Code that draws figures:
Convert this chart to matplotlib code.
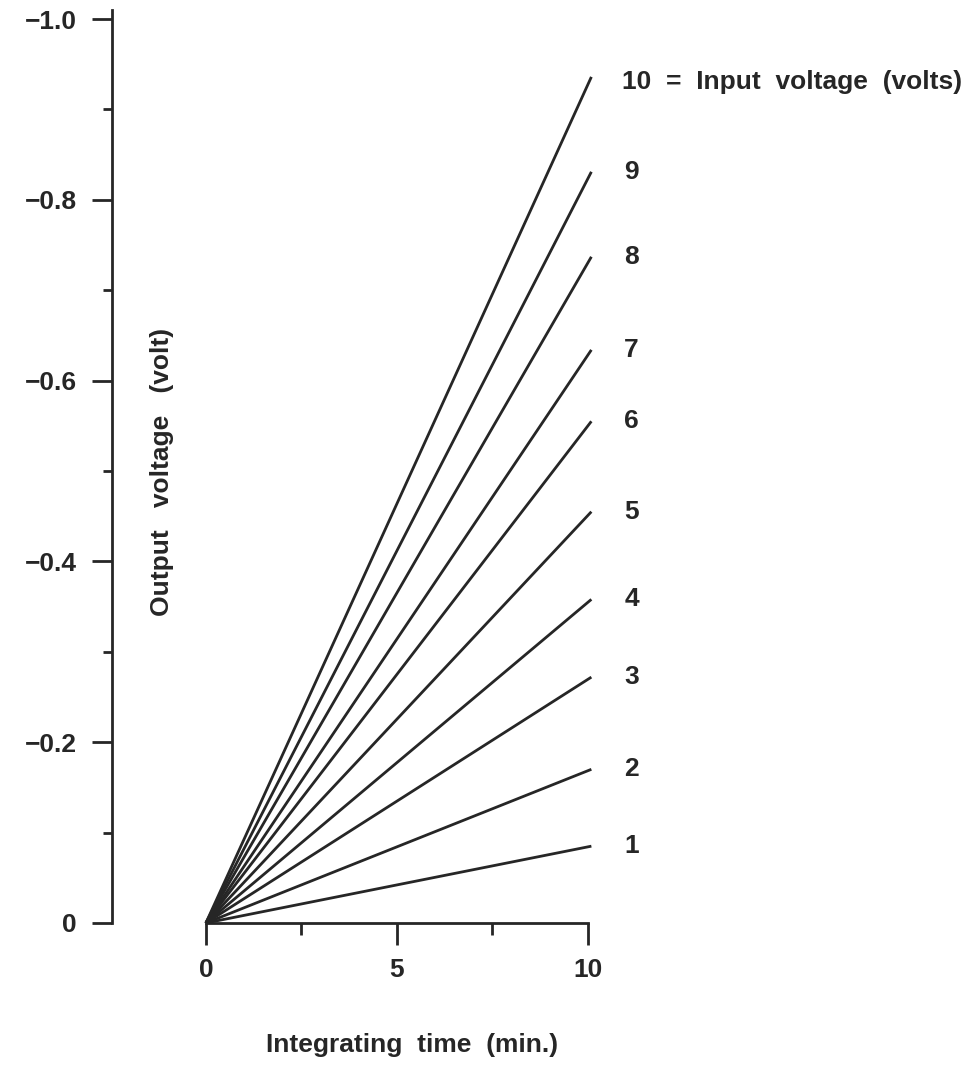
"""
Integrator output voltage against integrating time,
one line for each input voltage.
"""

import numpy as np
import matplotlib
matplotlib.use("Agg")
import matplotlib.pyplot as plt
from matplotlib.ticker import FixedLocator

# data
inputVolts = [1, 2, 3, 4, 5, 6, 7, 8, 9, 10]
timeStart = 0.0
timeEnd = 10.1
outputStart = 0.0
outputEnd = [-0.085, -0.170, -0.272, -0.358, -0.455,
             -0.555, -0.634, -0.737, -0.831, -0.936]

xMajor = [0, 5, 10]
xMinor = [2.5, 7.5]
yMajor = [0, -0.2, -0.4, -0.6, -0.8, -1.0]
yMinor = [-0.1, -0.3, -0.5, -0.7, -0.9]

ink = "#262626"
plt.rcParams['font.family'] = ['Liberation Sans', 'DejaVu Sans']
plt.rcParams['font.weight'] = 'bold'
fontSize = 19

fig = plt.figure(figsize=(9.76, 10.78), dpi=100)
W, H = 976, 1078
ax = fig.add_axes([112 / W, (H - 923) / H, 487 / W, 913 / H])

# one straight line per input voltage
for volts, yEnd in zip(inputVolts, outputEnd):
    ax.plot([timeStart, timeEnd], [outputStart, yEnd], color=ink,
            lw=2.0, solid_capstyle='butt', clip_on=False)
    if volts == 10:
        ax.annotate("10  =  Input  voltage  (volts)", xy=(timeEnd, yEnd),
                    xytext=(22, -4), textcoords='offset points',
                    ha='left', va='center', fontsize=fontSize, color=ink)
    else:
        ax.annotate(str(volts), xy=(timeEnd, yEnd),
                    xytext=(29, 0), textcoords='offset points',
                    ha='center', va='center', fontsize=fontSize, color=ink)

ax.set_xlim(-2.46, 10.3)
ax.set_ylim(0, -1.01)

for side in ['top', 'right']:
    ax.spines[side].set_visible(False)
ax.spines['left'].set_linewidth(2.0)
ax.spines['left'].set_color(ink)
ax.spines['bottom'].set_linewidth(2.0)
ax.spines['bottom'].set_color(ink)
ax.spines['bottom'].set_bounds(0, 10)

ax.xaxis.set_major_locator(FixedLocator(xMajor))
ax.xaxis.set_minor_locator(FixedLocator(xMinor))
ax.yaxis.set_major_locator(FixedLocator(yMajor))
ax.yaxis.set_minor_locator(FixedLocator(yMinor))
ax.set_xticklabels(["0", "5", "10"])
ax.set_yticklabels(["0", "\u22120.2", "\u22120.4", "\u22120.6", "\u22120.8", "\u22121.0"])

ax.tick_params(axis='x', which='major', direction='out', length=16, width=2.0,
               color=ink, labelsize=fontSize, labelcolor=ink, pad=9)
ax.tick_params(axis='x', which='minor', direction='out', length=8.5, width=2.0,
               color=ink)
ax.tick_params(axis='y', which='major', direction='out', length=14.5, width=2.0,
               color=ink, labelsize=fontSize, labelcolor=ink, pad=11)
ax.tick_params(axis='y', which='minor', direction='out', length=6.5, width=2.0,
               color=ink)

fig.text(412 / W, 1 - 1045 / H, "Integrating  time  (min.)", ha='center',
         va='center', fontsize=fontSize, color=ink)
fig.text(162 / W, 1 - 472 / H, "Output   voltage   (volt)", ha='center',
         va='center', rotation=90, fontsize=fontSize, color=ink)

fig.savefig("out.png", dpi=100, facecolor='white')
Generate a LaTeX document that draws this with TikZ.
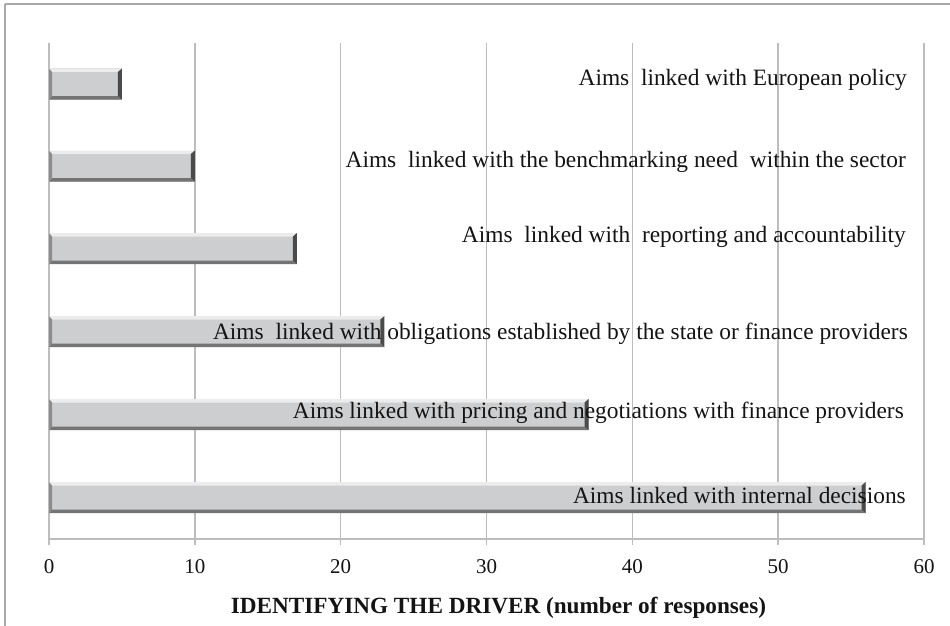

WHAT THIS TASK INVOLVES: Return only the lines from the start of the data through the line that contains "ax = fig.add_axes([112", please, copying them exactly and omitting all pictures.

CORRECT ANSWER:
Convert this chart to matplotlib code.
"""
Integrator output voltage against integrating time,
one line for each input voltage.
"""

import numpy as np
import matplotlib
matplotlib.use("Agg")
import matplotlib.pyplot as plt
from matplotlib.ticker import FixedLocator

# data
inputVolts = [1, 2, 3, 4, 5, 6, 7, 8, 9, 10]
timeStart = 0.0
timeEnd = 10.1
outputStart = 0.0
outputEnd = [-0.085, -0.170, -0.272, -0.358, -0.455,
             -0.555, -0.634, -0.737, -0.831, -0.936]

xMajor = [0, 5, 10]
xMinor = [2.5, 7.5]
yMajor = [0, -0.2, -0.4, -0.6, -0.8, -1.0]
yMinor = [-0.1, -0.3, -0.5, -0.7, -0.9]

ink = "#262626"
plt.rcParams['font.family'] = ['Liberation Sans', 'DejaVu Sans']
plt.rcParams['font.weight'] = 'bold'
fontSize = 19

fig = plt.figure(figsize=(9.76, 10.78), dpi=100)
W, H = 976, 1078
ax = fig.add_axes([112 / W, (H - 923) / H, 487 / W, 913 / H])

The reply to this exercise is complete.